- Aim of the exercise -
Reproduce exactly and only the lines running from the one with "Rebuild this UI as HTML. Inline all styles." through the one with "rate by year</text>", both end lines included.

- Records for processing -
---------------

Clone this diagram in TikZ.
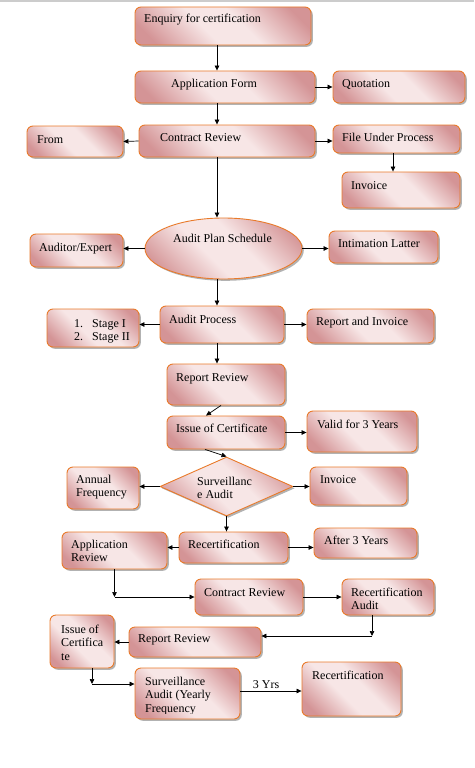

---------------

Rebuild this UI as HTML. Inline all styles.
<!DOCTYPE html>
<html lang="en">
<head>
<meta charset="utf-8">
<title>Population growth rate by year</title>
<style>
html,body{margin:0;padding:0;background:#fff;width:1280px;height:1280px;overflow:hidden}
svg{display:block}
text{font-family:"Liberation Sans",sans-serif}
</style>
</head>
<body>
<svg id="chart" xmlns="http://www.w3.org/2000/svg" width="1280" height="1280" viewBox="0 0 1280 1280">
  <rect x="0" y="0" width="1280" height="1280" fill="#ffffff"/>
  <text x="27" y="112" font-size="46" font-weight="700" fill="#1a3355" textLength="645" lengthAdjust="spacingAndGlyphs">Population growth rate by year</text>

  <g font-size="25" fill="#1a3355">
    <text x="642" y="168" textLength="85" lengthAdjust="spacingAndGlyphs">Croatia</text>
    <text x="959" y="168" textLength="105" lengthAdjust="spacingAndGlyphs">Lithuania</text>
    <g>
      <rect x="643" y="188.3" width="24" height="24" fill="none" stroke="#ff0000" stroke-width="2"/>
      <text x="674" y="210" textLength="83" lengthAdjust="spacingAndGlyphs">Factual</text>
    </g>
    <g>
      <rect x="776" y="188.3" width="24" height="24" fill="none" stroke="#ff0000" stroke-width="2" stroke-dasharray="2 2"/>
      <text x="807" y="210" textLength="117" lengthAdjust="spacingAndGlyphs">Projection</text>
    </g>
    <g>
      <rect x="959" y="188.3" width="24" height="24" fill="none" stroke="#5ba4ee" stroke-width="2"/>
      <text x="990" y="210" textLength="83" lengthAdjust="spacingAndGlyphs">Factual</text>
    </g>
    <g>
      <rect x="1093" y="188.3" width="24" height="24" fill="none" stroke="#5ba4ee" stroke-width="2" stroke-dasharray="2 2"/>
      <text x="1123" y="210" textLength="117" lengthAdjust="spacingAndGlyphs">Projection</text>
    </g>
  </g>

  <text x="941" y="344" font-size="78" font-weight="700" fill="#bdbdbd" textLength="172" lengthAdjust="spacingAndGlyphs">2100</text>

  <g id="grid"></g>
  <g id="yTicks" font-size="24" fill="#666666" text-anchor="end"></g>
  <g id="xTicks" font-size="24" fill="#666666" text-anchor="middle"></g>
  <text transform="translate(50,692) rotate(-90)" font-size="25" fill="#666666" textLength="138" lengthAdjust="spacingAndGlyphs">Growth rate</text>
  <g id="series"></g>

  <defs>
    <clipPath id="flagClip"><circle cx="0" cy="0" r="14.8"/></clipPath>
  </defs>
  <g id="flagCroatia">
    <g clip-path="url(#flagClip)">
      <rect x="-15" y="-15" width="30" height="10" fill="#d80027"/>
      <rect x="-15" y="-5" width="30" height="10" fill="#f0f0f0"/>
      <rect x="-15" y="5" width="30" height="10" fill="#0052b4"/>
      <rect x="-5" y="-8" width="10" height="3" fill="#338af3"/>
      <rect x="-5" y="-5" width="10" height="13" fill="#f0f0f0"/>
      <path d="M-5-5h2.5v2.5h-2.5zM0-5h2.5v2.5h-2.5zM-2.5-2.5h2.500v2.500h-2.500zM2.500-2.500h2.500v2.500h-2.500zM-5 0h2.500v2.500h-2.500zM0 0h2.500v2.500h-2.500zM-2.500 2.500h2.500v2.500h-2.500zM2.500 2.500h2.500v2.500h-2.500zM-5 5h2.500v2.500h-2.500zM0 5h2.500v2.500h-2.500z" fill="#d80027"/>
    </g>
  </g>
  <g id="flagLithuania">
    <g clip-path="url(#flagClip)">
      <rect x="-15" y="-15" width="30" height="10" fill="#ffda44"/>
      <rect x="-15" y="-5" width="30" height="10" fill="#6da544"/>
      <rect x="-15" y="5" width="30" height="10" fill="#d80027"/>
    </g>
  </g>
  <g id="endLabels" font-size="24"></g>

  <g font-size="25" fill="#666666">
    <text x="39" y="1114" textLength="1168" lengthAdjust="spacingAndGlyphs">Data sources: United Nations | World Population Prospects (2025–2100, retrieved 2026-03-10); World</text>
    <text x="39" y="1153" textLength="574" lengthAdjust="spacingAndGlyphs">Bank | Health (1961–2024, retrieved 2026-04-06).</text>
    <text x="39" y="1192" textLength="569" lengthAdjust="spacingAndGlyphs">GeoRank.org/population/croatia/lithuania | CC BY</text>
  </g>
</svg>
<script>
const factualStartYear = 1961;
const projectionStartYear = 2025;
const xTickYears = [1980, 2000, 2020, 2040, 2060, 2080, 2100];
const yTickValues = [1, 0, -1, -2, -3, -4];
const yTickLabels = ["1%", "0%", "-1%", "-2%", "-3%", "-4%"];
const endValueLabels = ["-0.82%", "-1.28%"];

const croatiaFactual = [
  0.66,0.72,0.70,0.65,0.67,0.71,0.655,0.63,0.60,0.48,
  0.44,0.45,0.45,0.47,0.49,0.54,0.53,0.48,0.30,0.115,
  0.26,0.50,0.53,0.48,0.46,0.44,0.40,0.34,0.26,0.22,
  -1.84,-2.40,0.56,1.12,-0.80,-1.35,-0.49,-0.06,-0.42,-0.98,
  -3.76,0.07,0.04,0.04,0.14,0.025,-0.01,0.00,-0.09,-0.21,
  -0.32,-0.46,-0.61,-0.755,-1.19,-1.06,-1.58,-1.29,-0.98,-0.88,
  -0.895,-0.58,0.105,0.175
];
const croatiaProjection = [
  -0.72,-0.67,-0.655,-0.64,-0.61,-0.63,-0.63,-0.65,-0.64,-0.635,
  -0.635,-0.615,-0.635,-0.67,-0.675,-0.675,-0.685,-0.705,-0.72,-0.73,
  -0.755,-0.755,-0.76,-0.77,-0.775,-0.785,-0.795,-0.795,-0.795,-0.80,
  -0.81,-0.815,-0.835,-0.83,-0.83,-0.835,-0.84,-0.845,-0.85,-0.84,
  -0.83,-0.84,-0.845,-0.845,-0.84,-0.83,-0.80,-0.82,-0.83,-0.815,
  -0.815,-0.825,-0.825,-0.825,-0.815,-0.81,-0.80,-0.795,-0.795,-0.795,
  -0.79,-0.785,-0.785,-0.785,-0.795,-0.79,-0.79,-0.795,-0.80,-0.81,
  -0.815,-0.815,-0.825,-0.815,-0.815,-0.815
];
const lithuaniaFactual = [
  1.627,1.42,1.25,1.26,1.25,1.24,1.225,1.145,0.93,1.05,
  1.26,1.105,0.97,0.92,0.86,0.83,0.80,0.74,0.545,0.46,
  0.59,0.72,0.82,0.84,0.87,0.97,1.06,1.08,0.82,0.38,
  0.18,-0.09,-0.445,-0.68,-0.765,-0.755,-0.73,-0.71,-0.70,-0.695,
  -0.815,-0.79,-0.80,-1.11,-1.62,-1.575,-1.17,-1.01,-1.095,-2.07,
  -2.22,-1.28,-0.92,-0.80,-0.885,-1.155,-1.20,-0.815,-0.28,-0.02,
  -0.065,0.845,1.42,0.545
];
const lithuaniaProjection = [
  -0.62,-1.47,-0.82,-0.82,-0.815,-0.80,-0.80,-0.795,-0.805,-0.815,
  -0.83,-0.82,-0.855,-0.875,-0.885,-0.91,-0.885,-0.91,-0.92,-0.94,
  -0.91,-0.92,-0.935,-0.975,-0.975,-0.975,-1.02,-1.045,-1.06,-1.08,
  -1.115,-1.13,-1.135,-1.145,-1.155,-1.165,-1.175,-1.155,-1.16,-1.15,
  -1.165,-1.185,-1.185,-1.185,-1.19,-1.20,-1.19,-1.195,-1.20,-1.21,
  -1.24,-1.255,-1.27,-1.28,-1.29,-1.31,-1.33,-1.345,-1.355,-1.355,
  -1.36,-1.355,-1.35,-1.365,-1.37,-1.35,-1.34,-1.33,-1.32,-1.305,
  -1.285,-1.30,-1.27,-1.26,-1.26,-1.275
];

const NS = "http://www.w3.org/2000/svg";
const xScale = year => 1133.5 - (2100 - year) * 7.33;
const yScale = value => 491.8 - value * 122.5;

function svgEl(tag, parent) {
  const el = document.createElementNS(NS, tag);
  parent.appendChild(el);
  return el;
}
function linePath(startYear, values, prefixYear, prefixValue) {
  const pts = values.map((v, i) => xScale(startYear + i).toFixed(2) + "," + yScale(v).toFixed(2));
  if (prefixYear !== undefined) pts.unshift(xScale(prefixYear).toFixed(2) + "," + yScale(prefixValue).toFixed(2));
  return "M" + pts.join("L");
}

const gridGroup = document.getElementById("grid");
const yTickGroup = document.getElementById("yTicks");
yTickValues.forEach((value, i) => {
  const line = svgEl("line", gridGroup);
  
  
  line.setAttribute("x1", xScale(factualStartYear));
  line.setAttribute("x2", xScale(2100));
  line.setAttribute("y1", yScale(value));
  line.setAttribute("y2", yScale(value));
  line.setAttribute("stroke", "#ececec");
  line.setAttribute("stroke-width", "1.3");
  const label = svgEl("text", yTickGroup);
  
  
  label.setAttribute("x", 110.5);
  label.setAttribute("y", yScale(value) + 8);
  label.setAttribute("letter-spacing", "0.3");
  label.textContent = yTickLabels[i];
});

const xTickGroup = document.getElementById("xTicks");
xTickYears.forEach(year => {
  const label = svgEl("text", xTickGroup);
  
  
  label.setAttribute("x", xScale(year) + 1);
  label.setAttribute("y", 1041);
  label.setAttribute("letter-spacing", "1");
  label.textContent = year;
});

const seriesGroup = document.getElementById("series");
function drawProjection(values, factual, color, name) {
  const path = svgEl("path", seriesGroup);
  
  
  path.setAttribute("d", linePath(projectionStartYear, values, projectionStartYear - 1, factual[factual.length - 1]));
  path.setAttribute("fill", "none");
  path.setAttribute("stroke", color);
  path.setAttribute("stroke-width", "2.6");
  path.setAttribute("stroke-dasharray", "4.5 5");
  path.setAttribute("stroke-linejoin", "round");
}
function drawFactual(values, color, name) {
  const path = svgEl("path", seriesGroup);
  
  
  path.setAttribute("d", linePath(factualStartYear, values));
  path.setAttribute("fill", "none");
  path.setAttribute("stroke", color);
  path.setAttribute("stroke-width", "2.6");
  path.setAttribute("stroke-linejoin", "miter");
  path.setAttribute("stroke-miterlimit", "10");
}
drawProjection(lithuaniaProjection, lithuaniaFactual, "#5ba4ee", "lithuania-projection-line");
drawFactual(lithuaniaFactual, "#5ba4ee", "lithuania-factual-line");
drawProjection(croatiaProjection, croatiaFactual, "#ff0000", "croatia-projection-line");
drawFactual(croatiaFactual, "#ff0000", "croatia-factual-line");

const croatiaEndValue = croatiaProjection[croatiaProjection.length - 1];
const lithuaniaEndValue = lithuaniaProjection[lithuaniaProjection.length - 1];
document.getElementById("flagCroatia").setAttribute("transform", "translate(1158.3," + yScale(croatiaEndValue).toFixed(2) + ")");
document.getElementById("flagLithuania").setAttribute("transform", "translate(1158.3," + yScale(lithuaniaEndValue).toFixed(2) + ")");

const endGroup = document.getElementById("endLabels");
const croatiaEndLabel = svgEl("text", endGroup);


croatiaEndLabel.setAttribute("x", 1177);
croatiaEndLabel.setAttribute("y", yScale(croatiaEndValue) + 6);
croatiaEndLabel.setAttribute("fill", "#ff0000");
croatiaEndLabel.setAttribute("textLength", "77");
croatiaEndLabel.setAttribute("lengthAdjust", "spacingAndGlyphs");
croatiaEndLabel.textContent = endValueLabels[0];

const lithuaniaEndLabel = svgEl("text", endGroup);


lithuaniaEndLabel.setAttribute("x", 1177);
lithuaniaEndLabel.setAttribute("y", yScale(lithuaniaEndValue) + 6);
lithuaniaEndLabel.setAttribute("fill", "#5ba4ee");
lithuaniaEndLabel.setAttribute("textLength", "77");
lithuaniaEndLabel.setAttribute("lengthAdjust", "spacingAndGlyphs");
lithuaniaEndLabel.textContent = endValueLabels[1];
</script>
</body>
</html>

---------------

- Completed task -
Rebuild this UI as HTML. Inline all styles.
<!DOCTYPE html>
<html lang="en">
<head>
<meta charset="utf-8">
<title>Population growth rate by year</title>
<style>
html,body{margin:0;padding:0;background:#fff;width:1280px;height:1280px;overflow:hidden}
svg{display:block}
text{font-family:"Liberation Sans",sans-serif}
</style>
</head>
<body>
<svg id="chart" xmlns="http://www.w3.org/2000/svg" width="1280" height="1280" viewBox="0 0 1280 1280">
  <rect x="0" y="0" width="1280" height="1280" fill="#ffffff"/>
  <text x="27" y="112" font-size="46" font-weight="700" fill="#1a3355" textLength="645" lengthAdjust="spacingAndGlyphs">Population growth rate by year</text>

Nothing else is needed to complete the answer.